While SIP calculators are pretty straightforward and easy-to-use, there are still a lot of things investors should be careful about. Read this post to know five common mistakes new investors commit when using an online SIP calculator.
It is essential for investors to have at least an idea of what their SIP investment would generate at the end of the investment period. To eliminate the confusion and drudgery of manual calculations, there are now SIP calculators available online.
Just enter the SIP amount, SIP duration, and expected returns to get a fair idea of the maturity amount. But while return calculators are easy-to-use, there are still a lot of mistakes that new investors often commit. Here is a list of 5 of the most common mistakes one should avoid when using SIP calculator
- Entering a Higher SIP Amount: It is imperative for investors to select a SIP amount that they can easily invest every month. The SIP amount should be in line with your objective. So, make sure that you avoid entering an amount that you cannot really invest every month. Select an amount that is affordable, and you always have the option to increase it further as your earnings improve.
- Not Having a Fixed Investment Horizon: While it is recommended that you should remain invested in a few types of funds like equity funds as long as you can, it is still vital to have a fair knowledge of how long you’ll remain invested. The calculator uses your SIP amount, duration and expected returns to calculate the maturity amount. Thus, rather than entering a random number you should know the duration for which you’d continue your SIP when using the calculator.
- Overestimating the Expected Returns: You can get a fair idea about the returns you should expect from a scheme by going through its past performance. While there is no saying whether or not a scheme would continue to deliver the same returns in future too, it is still one of the best ways to get a more accurate returns calculation. When using the calculator, never overestimate the expected returns from the investment to get more accurate results.
- Not Considering Your Risk Appetite When Calculating: In a bid to generate higher returns through their SIP investment, most investors often do not consider their risk appetite. There are major differences in the level of risk the investor needs to carry between different types of mutual funds. While equity funds are known to be the riskiest, debt funds are considerably safer. When calculating the SIP returns, make sure that you do consider your risk appetite when selecting the scheme.
- Not Having a Fixed Goal in Mind: Any investment without an objective is similar to a ship navigating in the sea without a rudder. Without a fixed target, you’ll never know the right SIP amount or the duration for which you should invest. Before using a SIP return calculator, fix an objective and then try to match the maturity amount with your expectations.
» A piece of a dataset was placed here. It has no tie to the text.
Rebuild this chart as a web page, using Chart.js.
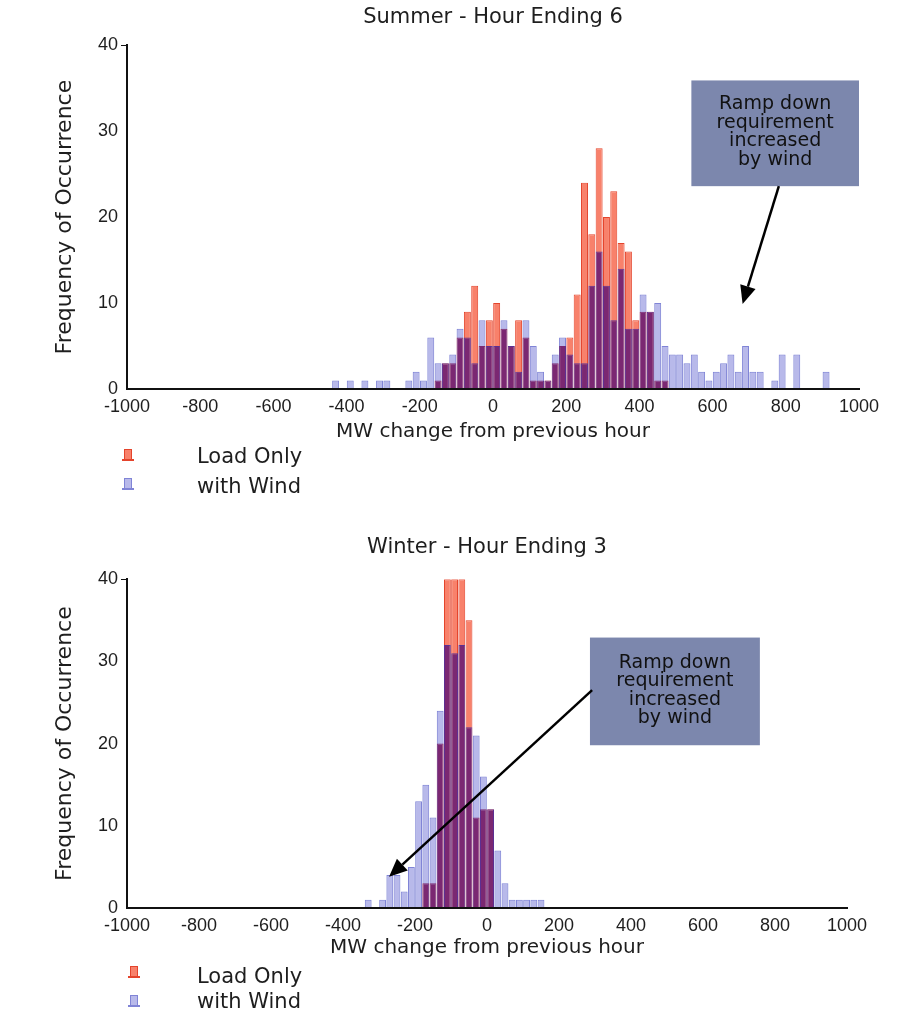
<!DOCTYPE html>
<html>
<head>
<meta charset="utf-8">
<script src="https://cdn.jsdelivr.net/npm/chart.js@4.4.1/dist/chart.umd.min.js"></script>
<style>
  html, body { margin: 0; padding: 0; background: #fff; }
  canvas { display: block; }
</style>
</head>
<body>
<canvas id="summerChart" width="897" height="510"></canvas>
<canvas id="winterChart" width="897" height="504"></canvas>
<script>
// bin centres (MW change) and counts
const summerBins = [-430, -410, -390, -370, -350, -330, -310, -290, -270, -250, -230, -210, -190, -170,
  -150, -130, -110, -90, -70, -50, -30, -10, 10, 30, 50, 70, 90, 110, 130, 150, 170, 190, 210, 230,
  250, 270, 290, 310, 330, 350, 370, 390, 410, 430, 450, 470,
  490, 510, 530, 550, 570, 590, 610, 630, 650, 670, 690, 710, 730, 750, 770, 790, 810, 830, 850, 870, 890, 910];
const summerLoad = [0, 0, 0, 0, 0, 0, 0, 0, 0, 0, 0, 0, 0, 0,
  1, 3, 3, 6, 9, 12, 5, 8, 10, 7, 5, 8, 6, 1, 1, 1, 3, 5, 6, 11,
  24, 18, 28, 20, 23, 17, 16, 8, 9, 9, 1, 1,
  0, 0, 0, 0, 0, 0, 0, 0, 0, 0, 0, 0, 0, 0, 0, 0, 0, 0, 0, 0, 0, 0];
const summerWind = [1, 0, 1, 0, 1, 0, 1, 1, 0, 0, 1, 2, 1, 6,
  3, 3, 4, 7, 6, 3, 8, 5, 5, 8, 5, 2, 8, 5, 2, 1, 4, 6, 4, 3,
  3, 12, 16, 12, 8, 14, 7, 7, 11, 9, 10, 5,
  4, 4, 3, 4, 2, 1, 2, 3, 4, 2, 5, 2, 2, 0, 1, 4, 0, 4, 0, 0, 0, 2];

const winterBins = [-330, -310, -290, -270, -250, -230, -210, -190, -170, -150, -130, -110, -90,
  -70, -50, -30, -10, 10, 30, 50, 70, 90, 110, 130, 150];
const winterLoad = [0, 0, 0, 0, 0, 0, 0, 0, 3, 3, 20, 40, 40, 40, 35, 11, 12, 12, 0, 0, 0, 0, 0, 0, 0];
const winterWind = [1, 0, 1, 4, 4, 2, 5, 13, 15, 11, 24, 32, 31, 32, 22, 21, 16, 12, 7, 3, 1, 1, 1, 1, 1];

const xTicks = [-1000, -800, -600, -400, -200, 0, 200, 400, 600, 800, 1000];
const yTicks = [0, 10, 20, 30, 40];
const seriesNames = ['Load Only', 'with Wind'];
const noteLines = ['Ramp down', 'requirement', 'increased', 'by wind'];
const xTitle = 'MW change from previous hour';
const yTitle = 'Frequency of Occurrence';

const loadFill = '#f8816b', loadEdge = '#e4442c';
const windFill = '#b8b9ea', windEdge = '#8084d6';
const bothFill = '#7b2872', bothEdge = '#5b2f92';
const tickFont = { family: "'Liberation Sans', Arial, sans-serif", size: 18 };

Chart.defaults.font.family = "'DejaVu Sans', sans-serif";
Chart.defaults.color = '#1e1e1e';

// red first, then the wind bars twice: dark where they sit on red, light where not
const blendPlugin = {
    id: 'blend',
    beforeDatasetDraw(chart, args) {
        chart.ctx.save();
        const mode = chart.data.datasets[args.index].blend;
        if (mode) chart.ctx.globalCompositeOperation = mode;
    },
    afterDatasetDraw(chart) {
        chart.ctx.restore();
    }
};

// text box + arrow, placed in data units
const notePlugin = {
    id: 'note',
    afterDraw(chart, args, o) {
        const { ctx, scales: { x, y } } = chart;
        const l = x.getPixelForValue(o.box[0]), r = x.getPixelForValue(o.box[1]);
        const t = y.getPixelForValue(o.box[2]), b = y.getPixelForValue(o.box[3]);
        ctx.save();
        ctx.fillStyle = '#7c87ad';
        ctx.fillRect(l, t, r - l, b - t);
        ctx.fillStyle = '#111';
        ctx.font = "19px 'DejaVu Sans'";
        ctx.textAlign = 'center';
        ctx.textBaseline = 'middle';
        const cx = (l + r) / 2, cy = (t + b) / 2 - 1;
        noteLines.forEach((s, i) => ctx.fillText(s, cx, cy + (i - 1.5) * 18.5));

        const x0 = x.getPixelForValue(o.arrow[0]), y0 = y.getPixelForValue(o.arrow[1]);
        const x1 = x.getPixelForValue(o.arrow[2]), y1 = y.getPixelForValue(o.arrow[3]);
        const ang = Math.atan2(y1 - y0, x1 - x0);
        const head = 18, half = 8;
        const bx = x1 - head * Math.cos(ang), by = y1 - head * Math.sin(ang);
        ctx.strokeStyle = '#000';
        ctx.lineWidth = 2.5;
        ctx.beginPath();
        ctx.moveTo(x0, y0);
        ctx.lineTo(bx, by);
        ctx.stroke();
        ctx.fillStyle = '#000';
        ctx.beginPath();
        ctx.moveTo(x1, y1);
        ctx.lineTo(bx + half * Math.sin(ang), by - half * Math.cos(ang));
        ctx.lineTo(bx - half * Math.sin(ang), by + half * Math.cos(ang));
        ctx.closePath();
        ctx.fill();
        ctx.restore();
    }
};

// stacked legend under the axis, left side
const keyPlugin = {
    id: 'key',
    afterDraw(chart, args, o) {
        const ctx = chart.ctx;
        ctx.save();
        ctx.font = "21px 'DejaVu Sans'";
        ctx.textBaseline = 'alphabetic';
        [0, 2].forEach((dsIndex, i) => {
            const ds = chart.data.datasets[dsIndex];
            const cx = o.iconX, cy = o.iconY[i];
            ctx.fillStyle = ds.backgroundColor;
            ctx.strokeStyle = ds.borderColor;
            ctx.lineWidth = 1;
            ctx.fillRect(cx - 3, cy - 5, 6, 9);
            ctx.strokeRect(cx - 3.5, cy - 5.5, 7, 10);
            ctx.fillStyle = ds.borderColor;
            ctx.fillRect(cx - 6, cy + 4, 12, 2);
            ctx.fillStyle = '#1e1e1e';
            ctx.fillText(ds.label, o.textX, o.baseY[i]);
        });
        ctx.restore();
    }
};

function buildChart(canvasId, bins, load, wind, c) {
    const pts = vals => bins.map((b, i) => ({ x: b, y: vals[i] })).filter(p => p.y > 0);
    return new Chart(document.getElementById(canvasId), {
        type: 'bar',
        data: {
            datasets: [
                { label: seriesNames[0], data: pts(load), backgroundColor: loadFill, borderColor: loadEdge, borderWidth: 1, order: 3 },
                { label: 'overlap', data: pts(wind), backgroundColor: bothFill, borderColor: bothEdge, borderWidth: 1, order: 2, blend: 'source-atop' },
                { label: seriesNames[1], data: pts(wind), backgroundColor: windFill, borderColor: windEdge, borderWidth: 1, order: 1, blend: 'destination-over' }
            ]
        },
        options: {
            responsive: false,
            animation: false,
            events: [],
            layout: { padding: { left: 0, right: c.padRight, top: 0, bottom: c.padBottom } },
            datasets: { bar: { grouped: false, barPercentage: 0.95, categoryPercentage: 1, inflateAmount: 0 } },
            plugins: {
                legend: { display: false },
                tooltip: { enabled: false },
                title: {
                    display: true,
                    text: c.title,
                    fullSize: false,
                    color: '#1e1e1e',
                    font: { size: 21, weight: 'normal' },
                    padding: { top: c.titleTop, bottom: c.titleBottom }
                },
                note: { box: c.box, arrow: c.arrow },
                key: { iconX: c.iconX, iconY: c.iconY, textX: 197, baseY: c.baseY }
            },
            scales: {
                x: {
                    type: 'linear',
                    min: -1000,
                    max: 1000,
                    offset: false,
                    grid: { display: false, drawTicks: false },
                    border: { display: true, color: '#111', width: 2, z: 1 },
                    ticks: { padding: 7, font: tickFont, color: '#1e1e1e', maxRotation: 0, autoSkip: false, callback: v => String(v) },
                    afterBuildTicks: s => { s.ticks = xTicks.map(v => ({ value: v })); },
                    afterFit: s => { s.height = 55; },
                    title: { display: true, text: xTitle, color: '#1e1e1e', font: { size: 20 }, padding: { top: 0, bottom: c.xTitlePad } }
                },
                y: {
                    min: 0,
                    max: 40,
                    grid: {
                        display: true, drawOnChartArea: false, drawTicks: true, tickLength: 6,
                        color: ctx => (ctx.tick && ctx.tick.value === 40 ? '#111' : 'rgba(0,0,0,0)')
                    },
                    border: { display: true, color: '#111', width: 2, z: 1 },
                    ticks: { padding: 3, font: tickFont, color: '#1e1e1e' },
                    afterBuildTicks: s => { s.ticks = yTicks.map(v => ({ value: v })); },
                    afterFit: s => { s.width = 127; },
                    title: { display: true, text: yTitle, color: '#1e1e1e', font: { size: 22 }, padding: { top: 52, bottom: 0 } }
                }
            }
        },
        plugins: [blendPlugin, notePlugin, keyPlugin]
    });
}

buildChart('summerChart', summerBins, summerLoad, summerWind, {
    title: 'Summer - Hour Ending 6',
    padRight: 38, padBottom: 66,
    titleTop: 5, titleBottom: 15,
    xTitlePad: 0,
    box: [542, 1000, 35.9, 23.6],
    arrow: [781, 23.6, 682, 9.9],
    iconX: 128, iconY: [455, 484], baseY: [463, 493]
});

buildChart('winterChart', winterBins, winterLoad, winterWind, {
    title: 'Winter - Hour Ending 3',
    padRight: 50, padBottom: 51,
    titleTop: 25, titleBottom: 19,
    xTitlePad: 3,
    box: [286, 758, 32.9, 19.8],
    arrow: [292, 26.5, -272, 3.8],
    iconX: 134, iconY: [462, 491], baseY: [473, 498]
});
</script>
</body>
</html>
Keep these points in mind when using a SIP calculator to get the most accurate maturity amount calculation. While there is no guarantee that your SIP investment would actually generate the returns promised by the calculator, the online tool is still an excellent way to get an estimate of how your investment can turn out in future. Use the calculator correctly, and it shouldn’t be difficult for you to select the right SIP for your investment.